Denn erst durch das Christentum wurde die höchste Idee der ganzen Schöpfung offenbar, wie auch der in der Person Christi erschienene Äon erhaben ist über den Demiurgos und seine Engel. Weiter entfernten sich vom Judentum diejenigen Gnostiker, welche die geschichtliche Kontinuität mit dem Alten Testament ganz abbrachen und den Judengott und seine Engel als gegen den höchsten Gott feindselige Wesen betrachteten. Der Gott des Alten Testaments ist ihnen ein hochmütiges und rachsüchtiges Wesen, während der höchste Gott, der Gott der Heiligkeit und der Liebe, zunächst in der irdischen Schöpfung lediglich durch einige in der Menschheit zerstreute göttliche Lebenskeime vertreten ist, deren Entwickelung der Demiurgos nach Kräften zu hemmen suchte, bis einer der höchsten Äonen sich in einem Scheinleib zur Erde herabließ, um die gefangenen, ihm verwandten höhern Geistesnaturen zum Bewußtsein ihrer Bestimmung zu bringen und wieder in das Pleroma hinaufzuziehen (vgl. Doketen).
Das Christentum findet daher auf diesem Standpunkt einen Anknüpfungspunkt höchstens in jenen Mysterien, in denen eine höhere Weisheit sich als Geheimlehre fortgepflanzt haben sollte.
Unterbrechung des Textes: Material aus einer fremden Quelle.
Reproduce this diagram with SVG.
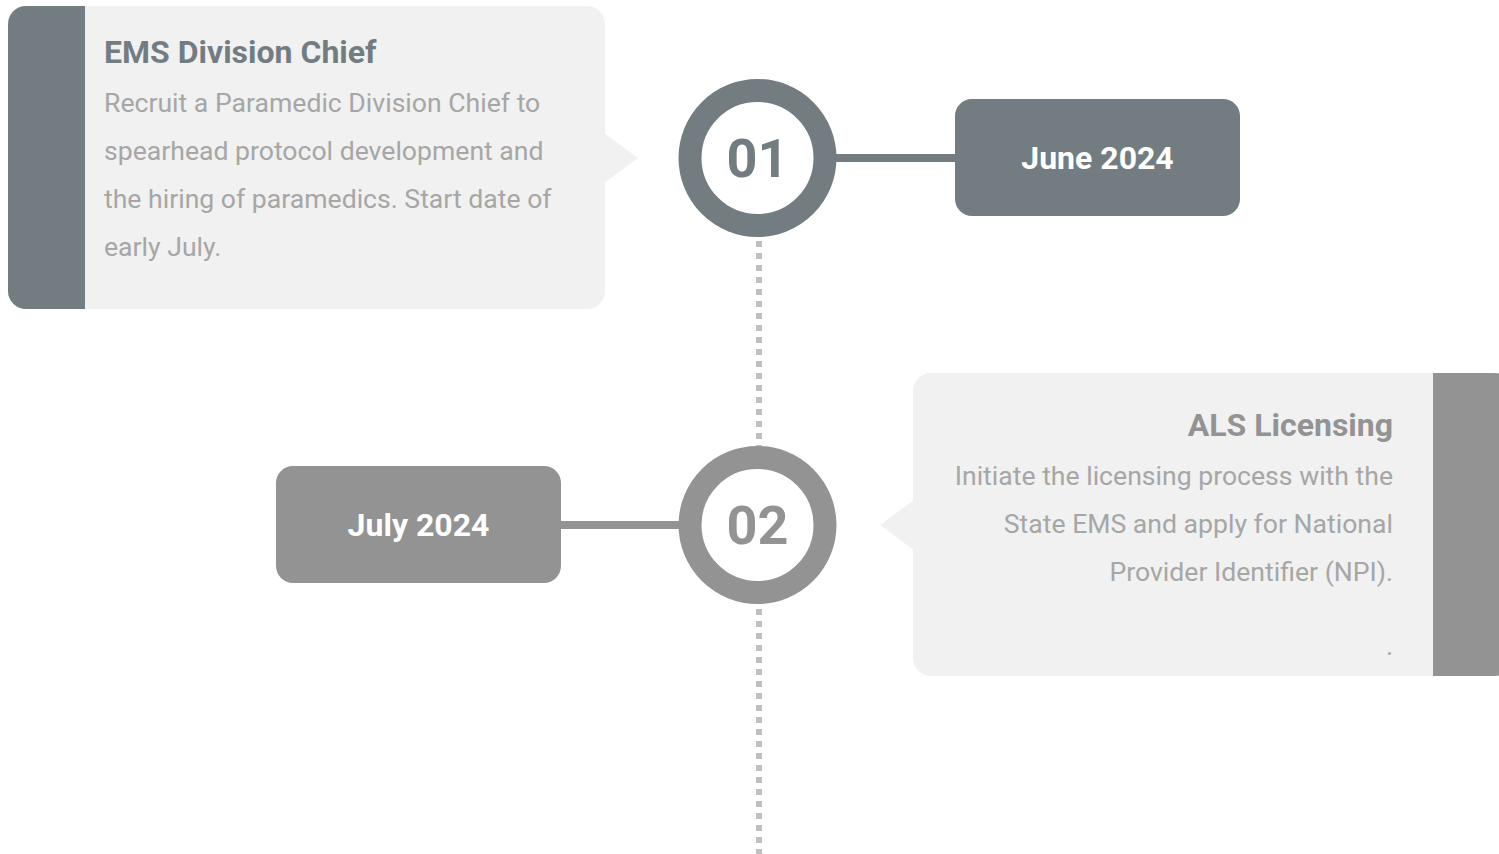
<svg xmlns="http://www.w3.org/2000/svg" width="1499" height="854" viewBox="0 0 1499 854">
<style>
.t{font-family:Roboto,"Liberation Sans",sans-serif}
.title{font-size:32px;font-weight:700}
.body{font-size:26.6px;fill:#a6a6a6}
.num{font-size:54px;font-weight:700;text-anchor:middle}
.date{font-size:32px;font-weight:700;fill:#ffffff;text-anchor:middle}
.card{fill:#f1f1f1}
.dots{stroke:#c0c0c0;stroke-width:6;stroke-dasharray:6 6;fill:none}
</style>
<defs>
<clipPath id="c1"><rect x="8" y="6" width="597" height="303" rx="18"/></clipPath>
<clipPath id="c2"><rect x="913" y="373" width="600" height="303" rx="18"/></clipPath>
</defs>
<rect width="1499" height="854" fill="#ffffff"/>
<g id="connectors">
<line class="dots" x1="759" y1="241" x2="759" y2="446"/>
<line class="dots" x1="759" y1="609" x2="759" y2="854"/>
<line x1="830" y1="158" x2="960" y2="158" stroke="#737d81" stroke-width="8"/>
<line x1="555" y1="525" x2="685" y2="525" stroke="#939393" stroke-width="8"/>
</g>
<g id="card1">
<g clip-path="url(#c1)">
<rect class="card" x="8" y="6" width="597" height="303"/>
<rect x="8" y="6" width="77" height="303" fill="#737d81"/>
</g>
<polygon class="card" points="604,133 638,158 604,183"/>
<text class="t title" x="104" y="63" fill="#737d81">EMS Division Chief</text>
<text class="t body" x="104" y="112">Recruit a Paramedic Division Chief to</text>
<text class="t body" x="104" y="160">spearhead protocol development and</text>
<text class="t body" x="104" y="208">the hiring of paramedics. Start date of</text>
<text class="t body" x="104" y="256">early July.</text>
</g>
<g id="node01">
<circle cx="757.5" cy="158" r="67.5" fill="#ffffff" stroke="#737d81" stroke-width="23"/>
<text class="t num" x="757.5" y="177" fill="#737d81">01</text>
</g>
<g id="june">
<rect x="955" y="99" width="285" height="117" rx="17" fill="#737d81"/>
<text class="t date" x="1097.5" y="169">June 2024</text>
</g>
<g id="july">
<rect x="276" y="466" width="285" height="117" rx="17" fill="#939393"/>
<text class="t date" x="418.5" y="536">July 2024</text>
</g>
<g id="node02">
<circle cx="757.5" cy="525" r="67.5" fill="#ffffff" stroke="#939393" stroke-width="23"/>
<text class="t num" x="757.5" y="544" fill="#939393">02</text>
</g>
<g id="card2">
<g clip-path="url(#c2)">
<rect class="card" x="913" y="373" width="586" height="303"/>
<rect x="1433" y="373" width="66" height="303" fill="#939393"/>
</g>
<polygon class="card" points="914,500 880,525 914,550"/>
<g text-anchor="end">
<text class="t title" x="1393" y="436" fill="#939393">ALS Licensing</text>
<text class="t body" x="1393" y="485">Initiate the licensing process with the</text>
<text class="t body" x="1393" y="533">State EMS and apply for National</text>
<text class="t body" x="1393" y="581">Provider Identifier (NPI).</text>
<text class="t body" x="1393" y="655">.</text>
</g>
</g>
</svg>
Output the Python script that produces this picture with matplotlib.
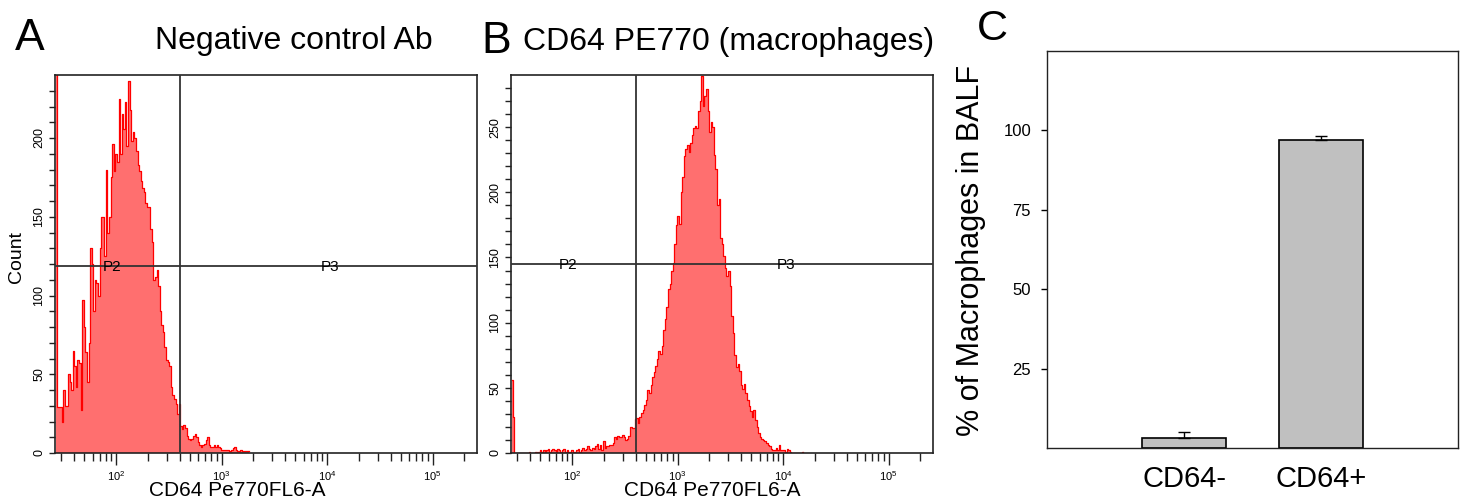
import numpy as np
import matplotlib
matplotlib.use("Agg")
import matplotlib.pyplot as plt
from matplotlib.ticker import LogLocator, FixedLocator, NullFormatter, LogFormatterSciNotation

plt.rcParams['font.family'] = ['Liberation Sans', 'DejaVu Sans']

# histogram bins: log10 start and width of each channel
bin_start = 1.43
bin_step = 0.015

# A - negative control Ab, counts per channel
counts_neg = [400, 29, 29, 29, 20, 40, 30, 30, 50, 45, 40, 65, 55, 42, 59, 57, 27, 97, 80, 64,
              45, 70, 130, 120, 90, 110, 108, 100, 130, 150, 150, 125, 180, 140, 150, 175, 196,
              179, 190, 185, 225, 190, 215, 206, 223, 195, 236, 218, 198, 204, 200, 192, 183,
              179, 173, 168, 166, 159, 156, 156, 142, 134, 110, 112, 116, 106, 90, 81, 77, 67,
              59, 58, 55, 42, 37, 34, 31, 25, 31, 17, 15, 18, 16, 11, 9, 8, 9, 11, 12, 10, 7,
              5, 4, 5, 6, 8, 10, 5, 4, 4, 5, 4, 5, 4, 3, 2, 2, 2, 2, 2, 1, 2, 3, 4, 2, 1, 1,
              2, 1, 1, 1, 1, 1]

# B - CD64 PE770 (macrophages), counts per channel
counts_cd64 = [56, 28, 0, 0, 0, 0, 0, 0, 0, 0, 0, 1, 0, 0, 0, 1, 0, 1, 2, 1, 2, 1, 2, 3, 1,
               2, 3, 2, 1, 3, 2, 1, 2, 3, 1, 2, 1, 1, 2, 1, 1, 2, 3, 1, 2, 4, 2, 3, 5, 3, 2,
               4, 3, 5, 7, 3, 6, 2, 9, 4, 5, 5.5, 6, 6, 8, 12, 11, 13, 12, 12, 14, 12, 10, 11,
               13, 20, 19, 19, 26, 27, 23, 28, 31, 33, 37, 41, 48, 46, 52, 58, 62, 67, 72, 78,
               76, 82, 94, 103, 112, 126, 130, 140, 146, 160, 175, 182, 176, 200, 212, 228,
               233, 236, 231, 238, 244, 249, 251, 249, 262, 270, 289, 266, 274, 279, 262, 246,
               254, 250, 229, 218, 190, 195, 165, 160, 151, 142, 136, 140, 128, 105, 92, 75,
               66, 68, 63, 52, 49, 53, 46, 41, 36, 32, 28, 33, 25, 20, 15, 12.6, 11, 10, 9, 8,
               6, 5, 3, 2, 2, 4, 2, 6, 2, 2, 2, 1, 3, 2, 1, 0, 0, 0, 0, 0, 0, 0, 1]

# gates
gate_x = 405
gate_y_neg = 119
gate_y_cd64 = 145
p2_x = 92
p3_x = 10700

# C - bar chart
categories = ['CD64-', 'CD64+']
pct_macro = [3.0, 97.0]
pct_err = [2.0, 1.3]

W, H = 1460, 504
fig = plt.figure(figsize=(W / 100, H / 100), dpi=100)
axA = fig.add_axes([55 / W, 51 / H, 422 / W, 378 / H])
axB = fig.add_axes([511 / W, 51 / H, 422 / W, 378 / H])
axC = fig.add_axes([1047 / W, 56 / H, 411 / W, 397 / H])


def draw_hist(ax, counts, ymax, gate_y):
    x = 10 ** (bin_start + bin_step * np.arange(len(counts)))
    ax.fill_between(x, counts, step='mid', color='#ff6f6f', lw=0, zorder=1)
    ax.step(x, counts, where='mid', color='red', lw=0.9, zorder=2)
    ax.set_xscale('log')
    ax.set_xlim(10 ** 1.42, 10 ** 5.42)
    ax.set_ylim(0, ymax)
    ax.axvline(gate_x, color='#333333', lw=1.3, zorder=3)
    ax.axhline(gate_y, color='#333333', lw=1.3, zorder=3)
    ax.text(p2_x, gate_y - 1, 'P2', fontsize=11, ha='center', va='center', zorder=4)
    ax.text(p3_x, gate_y - 1, 'P3', fontsize=11, ha='center', va='center', zorder=4)

    ax.xaxis.set_major_locator(LogLocator(base=10, numticks=10))
    ax.xaxis.set_minor_locator(LogLocator(base=10, subs=np.arange(2, 10), numticks=20))
    ax.xaxis.set_major_formatter(LogFormatterSciNotation())
    ax.xaxis.set_minor_formatter(NullFormatter())
    ax.tick_params(axis='x', which='major', length=8.5, width=1, pad=3, labelsize=8, color='#222222')
    ax.tick_params(axis='x', which='minor', length=6, width=1, color='#222222')

    ax.yaxis.set_major_locator(FixedLocator(np.arange(0, ymax, 50)))
    ax.yaxis.set_minor_locator(FixedLocator(np.arange(0, ymax, 10)))
    ax.tick_params(axis='y', which='both', length=4, width=1, pad=3, labelsize=9, color='#222222')
    for lab in ax.get_yticklabels():
        lab.set_rotation(90)
        lab.set_va('center')
    for sp in ax.spines.values():
        sp.set_linewidth(1.2)
        sp.set_color('#222222')


draw_hist(axA, counts_neg, 240, gate_y_neg)
draw_hist(axB, counts_cd64, 290, gate_y_cd64)

# panel C
pos = np.arange(1, len(categories) + 1)
axC.bar(pos, pct_macro, width=0.61, color='#c0c0c0', edgecolor='black', lw=1.2, zorder=1)
axC.errorbar(pos, pct_macro, yerr=[np.zeros(len(pct_err)), pct_err], fmt='none',
             ecolor='black', elinewidth=1, capsize=4.5, capthick=1, zorder=2)
axC.set_xlim(0, 3)
axC.set_ylim(0, 125)
axC.set_xticks(pos)
axC.set_xticklabels(categories, fontsize=21)
axC.set_yticks([25, 50, 75, 100])
axC.tick_params(axis='x', length=0, pad=12)
axC.tick_params(axis='y', length=4.5, width=1, pad=7, labelsize=12)
for sp in axC.spines.values():
    sp.set_linewidth(1)
    sp.set_color('#222222')

# texts
fig.text(15 / W, 1 - 50 / H, 'A', fontsize=32, va='baseline')
fig.text(155 / W, 1 - 49 / H, 'Negative control Ab', fontsize=23, va='baseline')
fig.text(481 / W, 1 - 53 / H, 'B', fontsize=32, va='baseline')
fig.text(523 / W, 1 - 50 / H, 'CD64 PE770 (macrophages)', fontsize=23, va='baseline')
fig.text(977 / W, 1 - 40 / H, 'C', fontsize=31, va='baseline')
fig.text(16 / W, 1 - 257 / H, 'Count', fontsize=14, rotation=90, ha='center', va='center')
fig.text(237 / W, 1 - 491 / H, 'CD64 Pe770FL6-A', fontsize=15, ha='center', va='center')
fig.text(712 / W, 1 - 491 / H, 'CD64 Pe770FL6-A', fontsize=15, ha='center', va='center')
fig.text(971 / W, 1 - 250 / H, '% of Macrophages in BALF', fontsize=22, rotation=90,
         ha='center', va='center')

fig.savefig('out.png', dpi=100)
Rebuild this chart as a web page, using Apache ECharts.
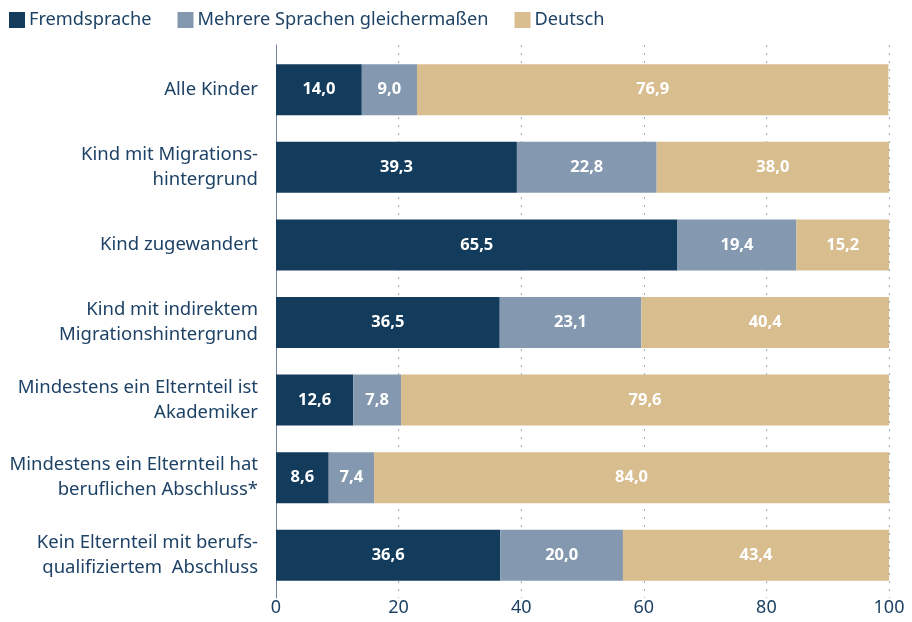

Die gnostische Praxis war durchweg von einer Theorie bedingt, wonach der Geist ein Lichtfunke Gottes ist, von seiner Feindin, der Sinnenwelt, in schmachvoller Gefangenschaft gehalten. Es gilt daher, sich als Geistmenschen (Pneumatiker) im Gegensatz zu den vom Demiurgos oder gar vom Satan herrührenden Seelenmenschen (Psychikern) und Fleischesmenschen (Hylikern) zu bewähren, d. h. die sittliche Aufgabe besteht in vollkommener Askese, Einswerden mit dem Urquell des Geistes durch Gnosis und Entkörperung des Geistes.
Dasselbe Ziel suchten einzelne Parteien freilich auf dem umgekehrten Weg zu erreichen durch ungezügelte Befriedigung der Geschlechtsliebe, auf welche Weise z. B. Karpokrates und sein Sohn Epiphanes ihre Verachtung gegen das Fleisch und den beschränkten Gesetzesstandpunkt des Demiurgos an den Tag legten (Antinomismus). An das Judentum sich anschließende Gnostiker waren besonders Cerinthus (s. d.) und der Verfasser der pseudoclementinischen Schriften (s. Elkesaiten).
Die syrische, sich immer mehr vom Judentum entfernende Gnosis ist vertreten durch Saturninus oder Satornil und ganz besonders durch die in den verschiedensten Formen existierenden Ophiten (s. d.). Einer der letzten syrischen Gnostiker ist Bardesanes (s. d.). Die durchsichtigsten und reifsten gnostischen Systeme führen sich auf Basilides (s. d.), der zwischen der syrischen und ägyptischen Gnosis vermittelt, und ganz besonders auf den Alexandriner Valentinus (s. d.) zurück.
Wie aber die Geschichte keinen Urheber der ganzen Richtung, sondern nur Gründer gnostischer Parteien kennt, so läßt sich auch die Zahl ihrer Anhänger nicht bestimmen. So großartig sich indes der Gnostizismus besonders um die Mitte des 2. Jahrh. entfaltete, so geistig bedeutenden Anhang er allenthalben gewonnen hatte, und so gewiß sogar hervorragende Kirchenlehrer noch im 3. Jahrh. mit ihm vielfache Berührungspunkte aufweisen (s. Alexandrinische Schule), so vermochte er sich doch bei der ungezügelten Willkür seiner proteusartigen Gestaltungen, dem immer entschlossenern Widerspruch der Kirche gegenüber, auf die Dauer nicht zu halten. Schon um 200 war die Auseinandersetzung zwischen kirchlicher und gnostischer Weltanschauung im Grundsatz vollzogen.
Vgl. Matter, Histoire critique du gnosticisme (2. Aufl., Straßb. 1844, 3 Bde.; deutsch von Dörner, Heilbr. 1833);
Lipsius, Der Gnostizismus (in Ersch und Grubers Encyklopädie, Bd. 71, Leipz. 1860);
Mansel, The gnostic heresies (Lond. 1875).